When the oil price rocketed in 1973, everyone knew what the reason was. Opec, tired of supplying cheap oil to the world, flexed its muscles by cutting supplies and massively increasing prices, resulting in a global economic slowdown.
This time there is less agreement and more finger-pointing for the more than doubling of oil prices in the past year to a record $139.12 a barrel. Demand has no doubt increased, partly on demand from rapidly growing countries in emerging markets, led by China.
Until now, Opec has rejected claims from the United States and other oil consumers that there is not enough oil to go around and instead blamed the surging cost on speculators.
Tony Hayward, the chief executive of BP, dismisses the idea. But it is clear that investors have increasingly turned to commodities to add to their portfolios, causing concerns about a bubble. According to Mr Hayward the main constraints are political and not ecological. Supplies are controlled by regimes in countries such as Russia and Kazakhstan as well as the states of the Middle East. Some of these countries are exercising their new-found power by holding back reserves.

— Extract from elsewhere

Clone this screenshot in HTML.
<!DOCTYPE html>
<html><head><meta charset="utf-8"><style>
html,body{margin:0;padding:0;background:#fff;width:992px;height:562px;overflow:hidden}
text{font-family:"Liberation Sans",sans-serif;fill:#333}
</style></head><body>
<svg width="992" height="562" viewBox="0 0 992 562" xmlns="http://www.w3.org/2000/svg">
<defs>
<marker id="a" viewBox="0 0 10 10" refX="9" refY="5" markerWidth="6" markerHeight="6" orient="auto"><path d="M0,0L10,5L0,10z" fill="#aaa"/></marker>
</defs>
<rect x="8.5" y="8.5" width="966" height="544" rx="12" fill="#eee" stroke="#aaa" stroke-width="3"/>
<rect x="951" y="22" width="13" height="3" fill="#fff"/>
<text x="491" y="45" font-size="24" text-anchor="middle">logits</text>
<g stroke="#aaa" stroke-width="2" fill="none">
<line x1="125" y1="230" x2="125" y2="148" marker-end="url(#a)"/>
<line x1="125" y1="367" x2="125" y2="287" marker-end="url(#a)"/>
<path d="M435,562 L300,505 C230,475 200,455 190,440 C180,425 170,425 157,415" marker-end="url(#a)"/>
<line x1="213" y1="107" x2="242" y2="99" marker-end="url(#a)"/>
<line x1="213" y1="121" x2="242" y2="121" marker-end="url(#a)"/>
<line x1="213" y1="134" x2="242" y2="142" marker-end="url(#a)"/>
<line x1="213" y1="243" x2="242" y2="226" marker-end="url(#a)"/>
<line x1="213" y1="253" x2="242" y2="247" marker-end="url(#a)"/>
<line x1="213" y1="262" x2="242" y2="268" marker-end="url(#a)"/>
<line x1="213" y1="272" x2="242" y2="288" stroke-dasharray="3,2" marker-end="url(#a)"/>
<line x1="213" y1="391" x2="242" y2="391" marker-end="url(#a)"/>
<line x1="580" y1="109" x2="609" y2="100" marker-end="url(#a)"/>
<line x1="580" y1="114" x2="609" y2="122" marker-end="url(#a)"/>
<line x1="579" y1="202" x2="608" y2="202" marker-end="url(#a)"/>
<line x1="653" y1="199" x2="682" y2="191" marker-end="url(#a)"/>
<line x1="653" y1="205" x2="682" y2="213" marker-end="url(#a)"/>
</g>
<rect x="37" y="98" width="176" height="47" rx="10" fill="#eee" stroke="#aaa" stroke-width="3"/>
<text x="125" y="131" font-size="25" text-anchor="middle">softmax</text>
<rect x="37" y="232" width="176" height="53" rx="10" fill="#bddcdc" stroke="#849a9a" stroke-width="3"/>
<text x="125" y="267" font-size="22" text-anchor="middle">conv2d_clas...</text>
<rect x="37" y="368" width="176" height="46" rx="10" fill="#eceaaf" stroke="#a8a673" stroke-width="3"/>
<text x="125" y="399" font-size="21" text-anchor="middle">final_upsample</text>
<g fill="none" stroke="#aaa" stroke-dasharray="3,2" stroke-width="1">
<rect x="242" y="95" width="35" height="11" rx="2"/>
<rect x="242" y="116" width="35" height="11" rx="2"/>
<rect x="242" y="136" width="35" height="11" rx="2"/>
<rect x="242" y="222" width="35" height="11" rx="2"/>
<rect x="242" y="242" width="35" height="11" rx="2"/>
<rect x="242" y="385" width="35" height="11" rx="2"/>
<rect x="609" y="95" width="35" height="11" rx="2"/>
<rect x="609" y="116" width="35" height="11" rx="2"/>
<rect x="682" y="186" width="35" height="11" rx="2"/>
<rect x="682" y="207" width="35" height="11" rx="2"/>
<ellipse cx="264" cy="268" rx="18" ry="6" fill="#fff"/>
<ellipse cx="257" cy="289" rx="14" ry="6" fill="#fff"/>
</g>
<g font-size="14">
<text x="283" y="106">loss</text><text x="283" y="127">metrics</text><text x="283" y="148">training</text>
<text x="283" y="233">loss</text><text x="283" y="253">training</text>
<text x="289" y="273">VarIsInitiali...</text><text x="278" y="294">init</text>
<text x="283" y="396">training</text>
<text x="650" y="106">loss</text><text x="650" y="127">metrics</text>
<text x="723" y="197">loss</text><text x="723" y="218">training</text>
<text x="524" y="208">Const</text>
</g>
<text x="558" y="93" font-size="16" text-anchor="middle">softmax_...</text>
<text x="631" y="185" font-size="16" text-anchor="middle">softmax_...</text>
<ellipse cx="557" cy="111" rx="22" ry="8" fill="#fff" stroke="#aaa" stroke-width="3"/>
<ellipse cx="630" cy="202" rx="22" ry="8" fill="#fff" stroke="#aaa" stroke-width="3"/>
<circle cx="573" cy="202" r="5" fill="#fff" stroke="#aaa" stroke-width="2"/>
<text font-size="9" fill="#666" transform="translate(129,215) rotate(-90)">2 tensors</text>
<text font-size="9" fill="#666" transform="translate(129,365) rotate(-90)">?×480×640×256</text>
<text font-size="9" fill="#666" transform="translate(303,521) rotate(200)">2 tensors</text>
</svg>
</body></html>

What is certain is that further large increases in the oil price can wreak huge damage on the global economy. The Group of Eight major economies said at the weekend that rising commodity prices were replacing the credit crunch as the main threat to world growth.

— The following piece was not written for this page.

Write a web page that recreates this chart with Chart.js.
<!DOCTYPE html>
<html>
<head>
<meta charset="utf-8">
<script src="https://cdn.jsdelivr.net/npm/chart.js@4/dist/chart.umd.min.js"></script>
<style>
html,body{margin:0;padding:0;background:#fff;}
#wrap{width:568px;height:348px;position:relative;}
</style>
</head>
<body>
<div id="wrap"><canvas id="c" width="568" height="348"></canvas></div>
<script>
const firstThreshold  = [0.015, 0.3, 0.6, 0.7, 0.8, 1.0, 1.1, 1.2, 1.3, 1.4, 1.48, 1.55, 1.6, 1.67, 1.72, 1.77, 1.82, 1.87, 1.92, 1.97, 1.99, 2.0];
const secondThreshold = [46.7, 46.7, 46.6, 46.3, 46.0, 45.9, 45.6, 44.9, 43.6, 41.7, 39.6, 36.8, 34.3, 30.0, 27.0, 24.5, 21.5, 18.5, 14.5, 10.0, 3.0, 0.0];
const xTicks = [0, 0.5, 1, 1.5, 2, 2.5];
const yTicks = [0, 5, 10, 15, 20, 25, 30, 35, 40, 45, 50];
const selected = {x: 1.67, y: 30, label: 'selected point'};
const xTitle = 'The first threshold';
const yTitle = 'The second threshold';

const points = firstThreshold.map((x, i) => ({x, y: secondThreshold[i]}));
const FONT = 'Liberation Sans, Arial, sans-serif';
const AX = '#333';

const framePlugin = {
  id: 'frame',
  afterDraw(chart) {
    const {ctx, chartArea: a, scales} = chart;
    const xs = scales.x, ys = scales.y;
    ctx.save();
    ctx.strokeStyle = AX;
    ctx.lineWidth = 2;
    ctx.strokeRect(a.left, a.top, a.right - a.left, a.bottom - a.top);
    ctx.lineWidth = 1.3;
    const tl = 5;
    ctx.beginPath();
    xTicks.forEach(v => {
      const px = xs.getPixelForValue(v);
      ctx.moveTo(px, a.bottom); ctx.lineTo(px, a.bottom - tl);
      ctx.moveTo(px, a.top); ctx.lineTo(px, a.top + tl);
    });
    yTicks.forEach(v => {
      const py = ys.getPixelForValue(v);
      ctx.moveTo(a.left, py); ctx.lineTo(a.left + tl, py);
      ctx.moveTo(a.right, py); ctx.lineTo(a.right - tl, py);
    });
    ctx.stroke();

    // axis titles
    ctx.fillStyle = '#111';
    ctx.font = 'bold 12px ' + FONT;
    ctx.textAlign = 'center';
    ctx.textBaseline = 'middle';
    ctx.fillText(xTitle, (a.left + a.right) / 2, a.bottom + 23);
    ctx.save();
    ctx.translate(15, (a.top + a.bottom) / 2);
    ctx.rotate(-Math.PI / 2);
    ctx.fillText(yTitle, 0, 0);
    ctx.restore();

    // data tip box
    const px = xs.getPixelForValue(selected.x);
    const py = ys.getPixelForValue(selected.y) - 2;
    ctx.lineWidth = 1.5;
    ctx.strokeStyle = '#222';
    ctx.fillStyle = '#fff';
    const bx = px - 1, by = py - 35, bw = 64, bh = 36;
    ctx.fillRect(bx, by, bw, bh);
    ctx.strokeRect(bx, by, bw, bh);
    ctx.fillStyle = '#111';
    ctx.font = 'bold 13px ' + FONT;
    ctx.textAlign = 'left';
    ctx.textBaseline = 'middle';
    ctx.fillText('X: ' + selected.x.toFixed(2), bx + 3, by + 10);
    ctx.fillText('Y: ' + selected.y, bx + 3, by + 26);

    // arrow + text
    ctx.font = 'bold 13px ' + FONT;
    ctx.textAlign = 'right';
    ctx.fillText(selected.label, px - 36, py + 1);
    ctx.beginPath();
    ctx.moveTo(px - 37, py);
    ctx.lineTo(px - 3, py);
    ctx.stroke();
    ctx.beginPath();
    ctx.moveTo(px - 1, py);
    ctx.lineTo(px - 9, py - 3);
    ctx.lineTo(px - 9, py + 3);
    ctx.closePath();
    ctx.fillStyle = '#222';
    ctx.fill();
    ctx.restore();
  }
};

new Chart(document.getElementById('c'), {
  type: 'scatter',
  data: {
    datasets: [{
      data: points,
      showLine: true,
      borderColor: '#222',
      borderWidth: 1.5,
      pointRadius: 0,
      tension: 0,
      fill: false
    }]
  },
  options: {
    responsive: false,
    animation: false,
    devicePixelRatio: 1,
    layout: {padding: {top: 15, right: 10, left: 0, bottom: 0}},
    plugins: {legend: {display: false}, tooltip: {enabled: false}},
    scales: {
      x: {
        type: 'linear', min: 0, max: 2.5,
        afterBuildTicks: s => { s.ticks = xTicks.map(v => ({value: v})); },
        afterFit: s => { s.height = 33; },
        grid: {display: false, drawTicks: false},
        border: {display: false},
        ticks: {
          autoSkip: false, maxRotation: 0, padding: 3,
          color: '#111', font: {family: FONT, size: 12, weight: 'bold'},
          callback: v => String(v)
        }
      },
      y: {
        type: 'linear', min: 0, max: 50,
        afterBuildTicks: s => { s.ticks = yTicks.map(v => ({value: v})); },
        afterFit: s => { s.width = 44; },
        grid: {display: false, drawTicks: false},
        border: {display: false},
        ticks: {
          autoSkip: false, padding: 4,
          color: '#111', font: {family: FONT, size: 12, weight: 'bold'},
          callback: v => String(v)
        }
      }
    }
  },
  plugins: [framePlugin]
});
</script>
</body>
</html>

If prices rise above $200 a barrel, as some analysts are predicting, the "new stagflation" – slowing growth combined with higher prices – will take an even firmer grip on the world economy as inflation continues to rocket and businesses and households rein in spending and investing. Central bankers are preparing to raise interest rates to cope with the increase in prices even amid claims that we may be heading for the worst economic slump since the Great Depression.
Whether speculators bear some of the blame or not, the demand for oil has been driven by all of us as the long global economic boom and rising living standards have boosted demand for the goods that China and other manufacturing nations churn out. It may be that what is needed to bring oil prices down is the very recession that policymakers grappling with the problem are trying to avoid. The Saudis may now have realised this and decided to act to ward off that prospect.
However, there may be a beneficial by-product. Faced with massive costs, governments and businesses will invest more in finding alternative sources of energy.
Beyond the current debate about who is to blame for the exploding cost of oil, the grim truth is that in the long run the stuff is going to run out.